The House of Commons Procedure Committee has today published its review of the illness and injury proxy voting pilot. This is the Committee’s Third Report of Session 2022–23.

In June last year, the Procedure Committee published a report recommending that Members with serious long-term illness and injuries should be able to vote by proxy.

The Committee proposed that any such extension would be temporary and undertook to review its operation if implemented by the House. The Government responded to the report in October and tabled a motion to implement a pilot, which was agreed to by the House later that month. The pilot came into effect on 17 October and is set to last until 30 April. The House instructed the Committee to review the operation of the pilot by 17 March. This report concludes the Committee’s review.

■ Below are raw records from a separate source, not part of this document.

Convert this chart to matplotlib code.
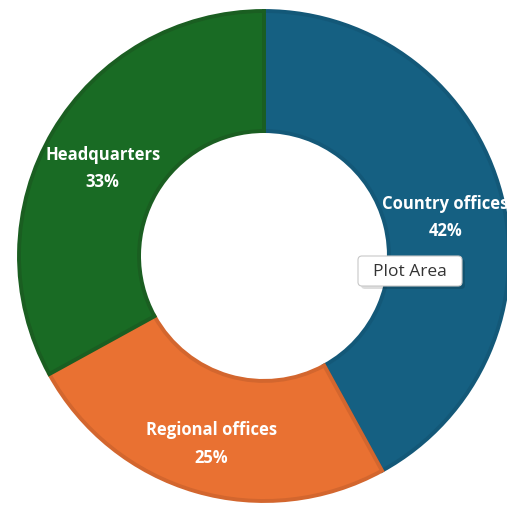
import matplotlib
matplotlib.use("Agg")
import matplotlib.pyplot as plt
import numpy as np
from matplotlib.patches import FancyBboxPatch

categories = ["Country offices", "Regional offices", "Headquarters"]
values = [42, 25, 33]
colors = ["#156082", "#E97132", "#196B24"]
edge_colors = ["#135878", "#D3662E", "#1A5E21"]

W, H = 507, 506
fig = plt.figure(figsize=(W / 100, H / 100), dpi=100)
ax = fig.add_axes([0, 0, 1, 1])

cx, cy, R = 264, H - 257, 245
hole = 0.51

wedges, _ = ax.pie(values, colors=colors, startangle=90, counterclock=False,
                   center=(cx, cy), radius=R, frame=True,
                   wedgeprops=dict(width=R * (1 - hole), linewidth=2.8))
for w, ec in zip(wedges, edge_colors):
    w.set_edgecolor(ec)

total = sum(values)
for w, cat, v in zip(wedges, categories, values):
    ang = np.deg2rad((w.theta1 + w.theta2) / 2)
    r = R * 0.765
    x = cx + r * np.cos(ang)
    y = cy + r * np.sin(ang) - 7
    ax.text(x, y, f"{cat}\n{round(100 * v / total)}%", ha="center", va="center",
            color="white", fontsize=12, fontweight="bold", family="Open Sans",
            linespacing=1.65)

# tooltip with shadow
ax.add_patch(FancyBboxPatch((361, H - 290), 104, 30, boxstyle="round,pad=0,rounding_size=4",
                            fc="#00000022", ec="none", zorder=5))
ax.add_patch(FancyBboxPatch((358, H - 287), 104, 30, boxstyle="round,pad=0,rounding_size=4",
                            fc="white", ec="#c8c8c8", lw=0.8, zorder=6))
ax.text(410, H - 272, "Plot Area", ha="center", va="center", fontsize=12.5,
        family="Open Sans", color="#333333", zorder=7)

ax.set_xlim(0, W)
ax.set_ylim(0, H)
ax.set_aspect("equal")
ax.axis("off")
fig.savefig("out.png", dpi=100)
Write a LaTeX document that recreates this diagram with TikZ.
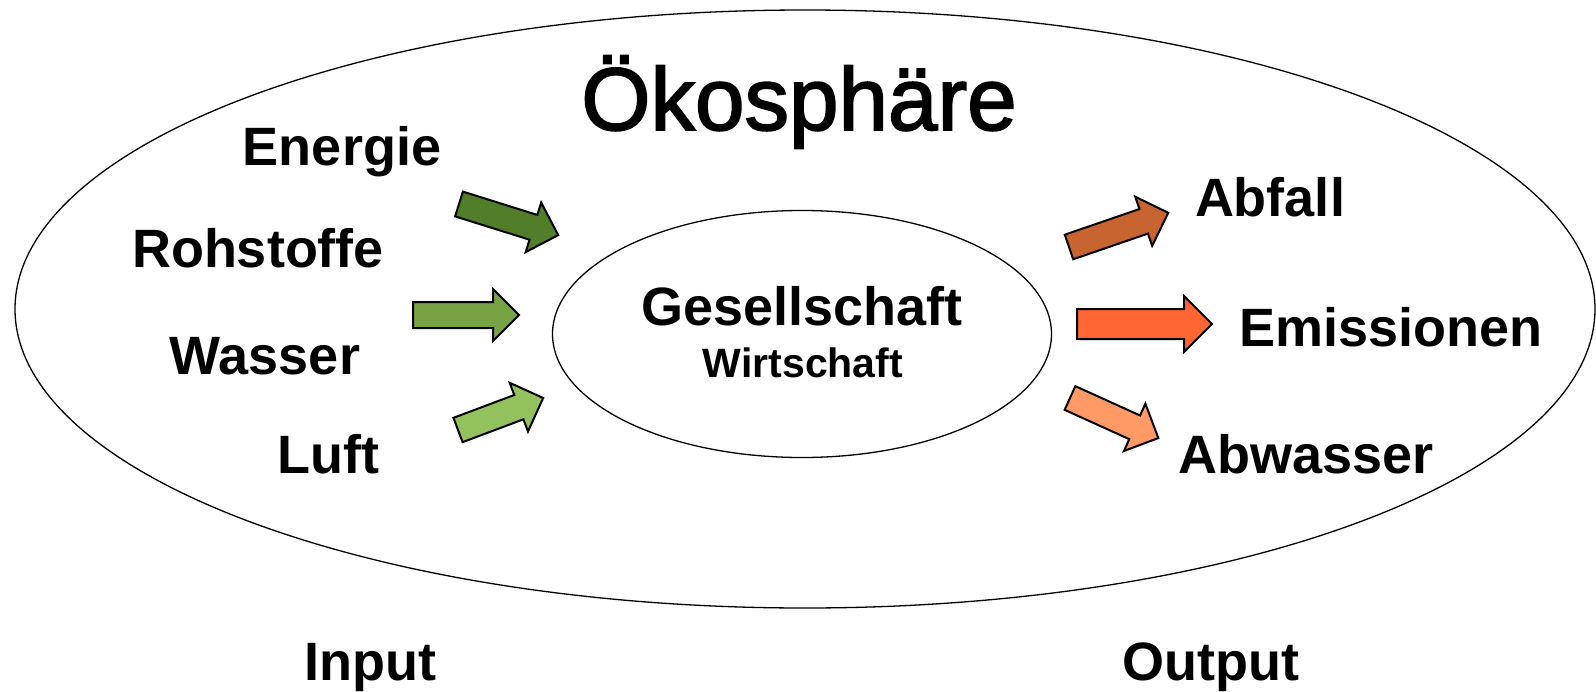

In its report, The Committee concludes that the proxy voting pilot has been a success and that the extension of eligibility should be made on a permanent basis, subject to certain amendments being made to the scheme issued by the Speaker.

The report

In January, The Committee invited Members who had held a proxy vote under either the permanent element of Standing Order No. 39A (‘parental’ proxies) or the temporary element extending eligibility to serious long-term illness or injury to comment on their experience. On 22 February, The Committee extended this invitation to all Members. The Committee received thirteen responses, which were supportive of the availability of proxy voting for serious long-term illness and injury.

The Committee’s findings

The extension of eligibility for proxy voting to Members with a serious, long-term illness or injury has enabled several Members to vote who otherwise wouldn’t have been able to do so. The Committee therefore recommends that the House extends eligibility for a proxy vote to include serious long-term illness and injury on an ongoing basis.

As part of its review, the Committee also considered what changes the House may wish to make to proxy voting if illness and injury proxies are to become a permanent feature alongside

parental proxies. The report sets out in full the Committee’s views.

In light of the report, it is now for the Government to table motions on the issue of proxy voting, and provide time for debates and votes on the Committee’s findings in the Chamber. In doing so, the House as a whole can deliberate on whether the proxy voting pilot arrangements should be made permanent.

Chair's comment

The Procedure Committee Chair, the Rt Hon Karen Bradley MP, said: 

“As a Committee, we are pleased that the pilot has been a success and enabled Members to discharge their duties, despite having personal circumstances that would previously have prevented them from voting in the House.  

“Our report suggests that the permanent introduction of proxy votes would certainly continue to support Members with serious, long-term illness or injury in the long run.

Our report also notes that the House must be careful to safeguard the use of proxies to ensure that if implemented fully, the system is not abused.

“Now that our review of proxy voting is complete, we are calling on the Government to schedule a debate in the coming weeks to give the House a chance to debate our report, and specifically to consider the extension of eligibility for proxy voting”.